Lee aiming higher with Jeonbuk

 Lee Dong Gook of Jeonbuk controls the ball
© Getty Images

The Jeonbuk Hyundai game plan is straightforward: The Motors never stop running and they dominate the opposition with a unique blend of attacking football. The local media has dubbed it Dakgong – or ‘shut up and attack’ – as Jeonbuk have established themselves as a powerhouse of Korean football in recent years.

However, it is almost impossible to explain their success without the re-emergence of a veteran striker, who arrived at the Jeonju outfit seven years ago. At the start of the 2009 season, few had expected slumping Lee Donggook would rediscover his top form, but the Lion King has become a fixture of this formidable attack ever since.

In fact, Lee has won almost everything at club level, scoring a record 192 goals over the past 19 seasons. The 37-year-old was named the rookie of the year in his debut K-League season in 1998 before winning the most valuable player and the top scorer awards when Jeonbuk claimed their first league title in 2009.

“It’s true that I’m surprised by the records I’ve achieved when I look back because I didn’t realise what I’d won in my career so far,” Lee said at a press conference at Jeonbuk’s training ground last week. “I have no regrets in the past and if you ask me what I’m going to do next, I’ve got nothing to say. Obviously, my team’s goal always comes first. Maybe I could play in the next World Cup [in Russia], or I could hang up my boots before that. It’s always good to aim as high as possible.”

Heartbreak in Jeonju
Although he also claimed the assist title two years later in 2011, that season remains a bitter memory for Lee, as Jeonbuk finished runners-up in the AFC Champions League after losing on penalties in the final at home against Al Sadd of Qatar.

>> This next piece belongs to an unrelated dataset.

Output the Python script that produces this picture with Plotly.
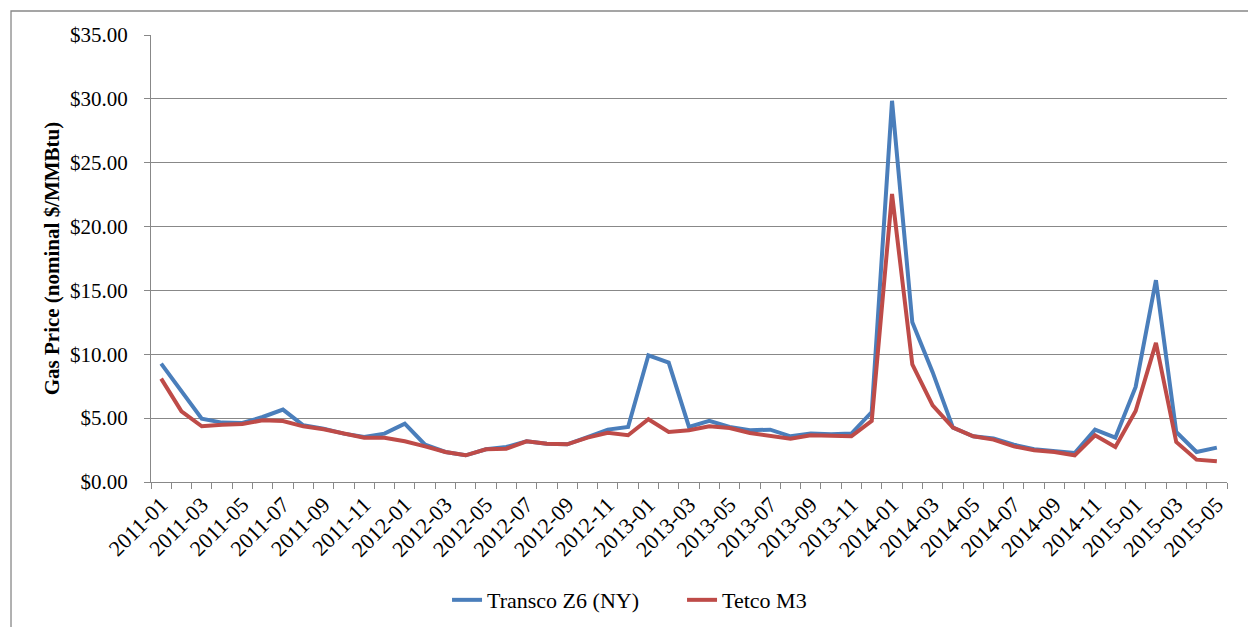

“I remember how wildly they celebrated in front of our home crowd and how bad I felt about it,” recalled Lee, who wore the captain’s armband on that fateful night. “That’s why I told my lads not to act like that when we won the Champions League away from home [in the final second leg away to Al Ain of United Arab Emirates]. Now that we’ve won the trophy, it’s time to forget about the past and move on.”

It took five years for Jeonbuk to overcome that bitter defeat, but they had to deal with another blow just before the continental final. In the final round of the K-League season on 6 November, they lost 1-0 at home to FC Seoul and had to endure another harsh moment, as the visitors leapfrogged them into first place and snatched the trophy on the final matchday.

“We didn’t talk too much about it. We could have lifted the trophy, but instead let it slip away,” Lee said. “But we all know that Jeonbuk Hyundai are champions because we’ve played good football throughout the season, and we’re the best team. We should be proud of ourselves.”

As proud representatives of Asia, Jeonbuk are returning to Japan to take part in their second FIFA Club World Cup, having finished fifth at their first attempt ten years ago. Although Lee has participated twice at the FIFA World Cup™, in 1998 and 2010, this is the first time for the seasoned veteran.

“We’re looking forward to taking on the strongest clubs in the world, but the first match is always important and we’re focused on our opener against Club America,” Lee said of the tasks ahead. “I know they are a very tough side and different from who we’ve faced so far, but if we manage to beat the Mexicans, we’ll be up against Real Madrid. Everybody here wants that and I also want to score against them to round off this season.”